While it may be difficult to put a positive spin on today’s situation given the challenges, consider that Canada continues to be in a comparatively favourable position globally. There have been positive disinflationary signals as commodities prices, notably energy, have been moderating, supply chains are being fixed and consumer spending is slowing in certain areas. Canada holds an enviable position as a net exporter of both food and energy due to our vast domestic resources. Will inflation continue to slow? Recent U.S. data has been disappointing, suggesting inflation has been more persistent than expected, and in many other parts of the world it continues to accelerate. Europe has been particularly affected, with inflation surpassing the double-digit mark in many nations and an energy crisis only expected to worsen as the winter months arrive.
As such, the near-term outlook collides with the broader forces of the central banks who have yet to give up their fight against inflation. The lagging effects from the ongoing rate hikes are expected to continue slowing economic growth, which suggests continued volatility for the financial markets over the near term.

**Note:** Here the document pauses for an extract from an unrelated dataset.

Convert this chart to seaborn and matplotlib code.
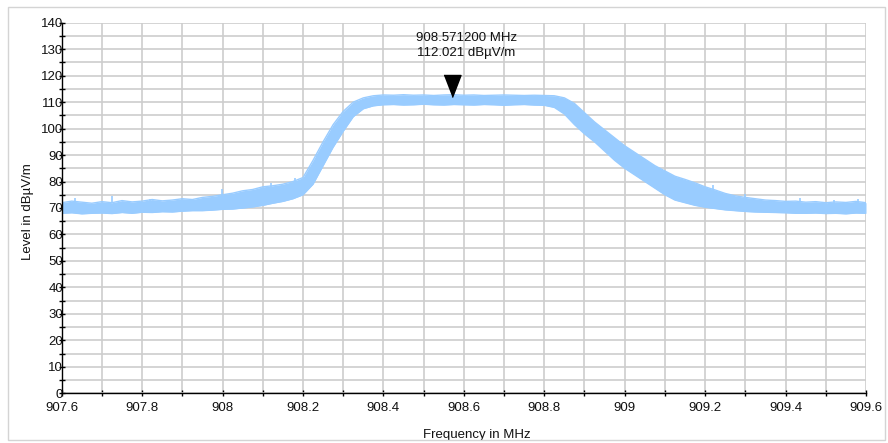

We know, however, that the financial markets, like economies, are cyclical and periodic declines will occur on a regular basis. It may also be worth pointing out that the markets and economies don’t always move the same way at the same time. A recent study looked back at recessions in the U.S. since 1945, suggesting that the S&P 500 Index actually rose an average of one percent across all recessionary periods. And, in almost every recession, the markets began their climb well before its end.²
As we navigate through these periods, two elements deserve emphasis: diversification and quality. Spreading assets across different sectors, asset classes, market caps or regions, among others, continues to be a proven way to increase stability and lower risk. Those who consider high quality investments will also worry less about enduring values in uncertain times, secure in the knowledge that any price setbacks should be temporary. Managing risks in these and other ways can help cope with the unavoidable volatility
Downturns and economic challenges of one sort or another are a common occurrence in modern capital markets. Periods of retrenchment have always been followed by new growth, economic expansion and improved equity values. There is little reason to expect otherwise in this cycle. And, markets can change their course even when sentiment may appear at its lowest. Keeping this in mind, having the perseverance to stick to your wealth plan is important. Patience may be one of our greatest allies to see us through this period.